Aside from the actual physical damage to materials like drywall and carpeting from moisture and mold, Health Canada considers mold a potential health hazard, one that causes a number of symptoms. Eye, nose and throat irritation; coughing and phlegm build-up; wheezing, shortness of breath, plus other allergic reactions, can make a house extremely uncomfortable for the owners and their guests. In fact, Health Canada warns that “some airborne molds can cause severe infections in people with severely weakened immune systems, such as transplant recipients or people with leukemia or AIDS.”
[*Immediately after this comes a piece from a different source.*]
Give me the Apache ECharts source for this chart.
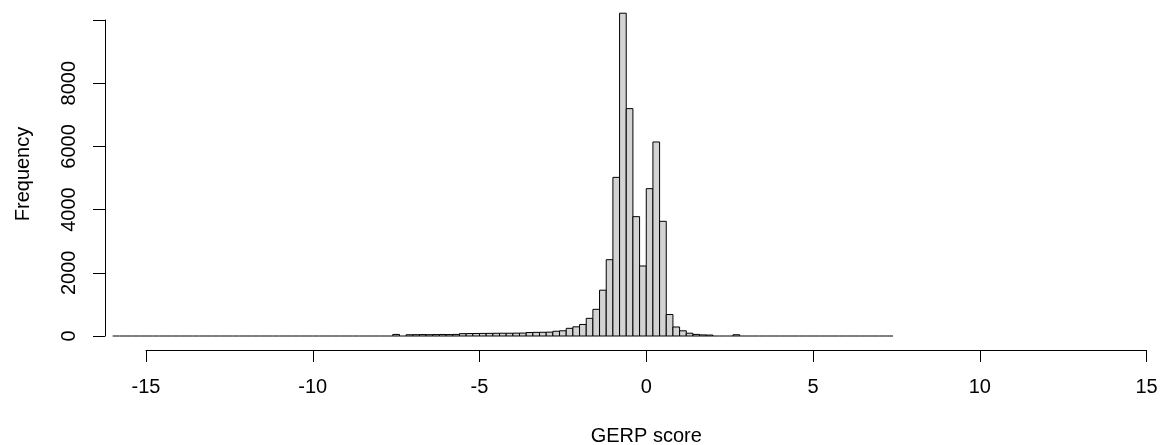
<!DOCTYPE html>
<html>
<head>
<meta charset="utf-8">
<script src="https://cdn.jsdelivr.net/npm/echarts@6/dist/echarts.min.js"></script>
<style>
html,body{margin:0;padding:0;background:#fff;}
#chart{width:1164px;height:445px;}
</style>
</head>
<body>
<div id="chart"></div>
<script>
// Histogram of GERP scores: bins of width 0.2 from -16.0 to 7.4
const binStart = -16.0;
const binWidth = 0.2;
const counts = [
  // -16.0 .. -7.8 (42 bins)
  0,0,0,0,0,0,0,0,0,0, 0,0,0,0,0,0,0,0,0,0,
  0,0,0,0,0,0,0,0,0,0, 0,0,0,0,0,0,0,0,0,0,
  0,0,
  // -7.6, -7.4
  50, 0,
  // -7.2 .. -5.8
  40, 42, 45, 42, 45, 48, 45, 50,
  // -5.6 .. -3.8
  75, 78, 80, 82, 84, 86, 88, 88, 90, 92,
  // -3.6 .. -3.0
  110, 115, 118, 122,
  // -2.8 .. -2.0
  150, 165, 243, 290, 365,
  // -1.8 .. -0.2
  559, 844, 1450, 2415, 5020, 10215, 7195, 3777, 2216,
  // 0.0 .. 1.8
  4663, 6140, 3629, 680, 285, 165, 88, 50, 35, 30,
  // 2.0 .. 2.8
  0, 0, 0, 40, 0,
  // 3.0 .. 7.2
  0,0,0,0,0,0,0,0,0,0, 0,0,0,0,0,0,0,0,0,0, 0,0
];
const xTicks = [-15, -10, -5, 0, 5, 10, 15];
const yTicks = [0, 2000, 4000, 6000, 8000, 10000];
const yLabels = ['0', '2000', '4000', '6000', '8000', ''];
const xTitle = 'GERP score';
const yTitle = 'Frequency';

const binData = counts.map((c, i) => [binStart + i * binWidth, binStart + (i + 1) * binWidth, c]);

const font = '"Liberation Sans", Arial, sans-serif';
const chart = echarts.init(document.getElementById('chart'));
chart.setOption({
  animation: false,
  backgroundColor: '#ffffff',
  grid: { left: 146, right: 17.5, top: 20, bottom: 109, containLabel: false, outerBoundsMode: 'none' },
  xAxis: {
    type: 'value',
    min: xTicks[0], max: xTicks[xTicks.length - 1], interval: 5,
    offset: 14,
    name: xTitle, nameLocation: 'middle', nameGap: 76,
    nameTextStyle: { fontFamily: font, fontSize: 20, color: '#000' },
    axisLine: { show: true, onZero: false, lineStyle: { color: '#000', width: 1 } },
    axisTick: { show: true, length: 12, lineStyle: { color: '#000', width: 1 } },
    axisLabel: { fontFamily: font, fontSize: 20, color: '#000', margin: 27 },
    splitLine: { show: false }
  },
  yAxis: {
    type: 'value',
    min: yTicks[0], max: yTicks[yTicks.length - 1], interval: 2000,
    offset: 41,
    name: yTitle, nameLocation: 'middle', nameGap: 72, nameRotate: 90,
    nameTextStyle: { fontFamily: font, fontSize: 20, color: '#000', padding: [0, 0, 0, 8] },
    axisLine: { show: true, onZero: false, lineStyle: { color: '#000', width: 1 } },
    axisTick: { show: true, length: 12, lineStyle: { color: '#000', width: 1 } },
    axisLabel: {
      fontFamily: font, fontSize: 20, color: '#000', margin: 26, rotate: 90,
      formatter: v => yLabels[yTicks.indexOf(v)] ?? ''
    },
    splitLine: { show: false }
  },
  series: [{
    type: 'custom',
    clip: false,
    data: binData,
    encode: { x: [0, 1], y: 2 },
    renderItem: function (params, api) {
      const x0 = api.value(0), x1 = api.value(1), c = api.value(2);
      const pTop = api.coord([x0, c]);
      const pBot = api.coord([x1, 0]);
      if (c === 0) {
        return {
          type: 'line',
          shape: { x1: pTop[0], y1: pBot[1], x2: pBot[0], y2: pBot[1] },
          style: { stroke: '#000', lineWidth: 1 }
        };
      }
      return {
        type: 'rect',
        shape: { x: pTop[0], y: pTop[1], width: pBot[0] - pTop[0], height: pBot[1] - pTop[1] },
        style: { fill: '#d3d3d3', stroke: '#000', lineWidth: 1 }
      };
    }
  }]
});
</script>
</body>
</html>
Many molds are airborne and breathable, and therefore invisible. And because their spores reproduce easily, mold particles are more numerous in a contained indoor environment than outdoors.
It’s the visible white or blue-ish-green mold that often first catches our attention, however, and these can cause most of the health symptoms listed above. If you like Latin, you’ll appreciate the varieties: aspergillus, cladosporium, and penicillium. However, don’t confuse mold with efflorescence; that’s merely the end result of water that has wicked through concrete and evaporated, leaving behind white salt deposits. Efflorescence can be easily removed and poses no health hazard in itself. Still, it can be a warning sign of moisture penetration that can lead to mold.
No matter what the fancy scientific name, mold must be dealt with, and thoroughly. If you encounter mold when renovating a basement, don’t just cover it up. The existing mold must be removed or the spores will simply reproduce, spread, and ruin your new work. Affected drywall, ceiling tiles and carpeting must of course be removed completely, along with perhaps some wood studs and joists.
Removing mold from concrete is a bit trickier. There are various products on the market that are very effective. Care must be taken not to spread the mold rather than removing it. Caution must be used; wear gloves and a mask for protection. Applying a sealant to the concrete after treatment is a good idea too.
If the area of visible mold is larger than 10 square feet, some government authorities like the U.S. Environmental Protection Agency recommend bringing in a professional with the right products, techniques and safety procedures.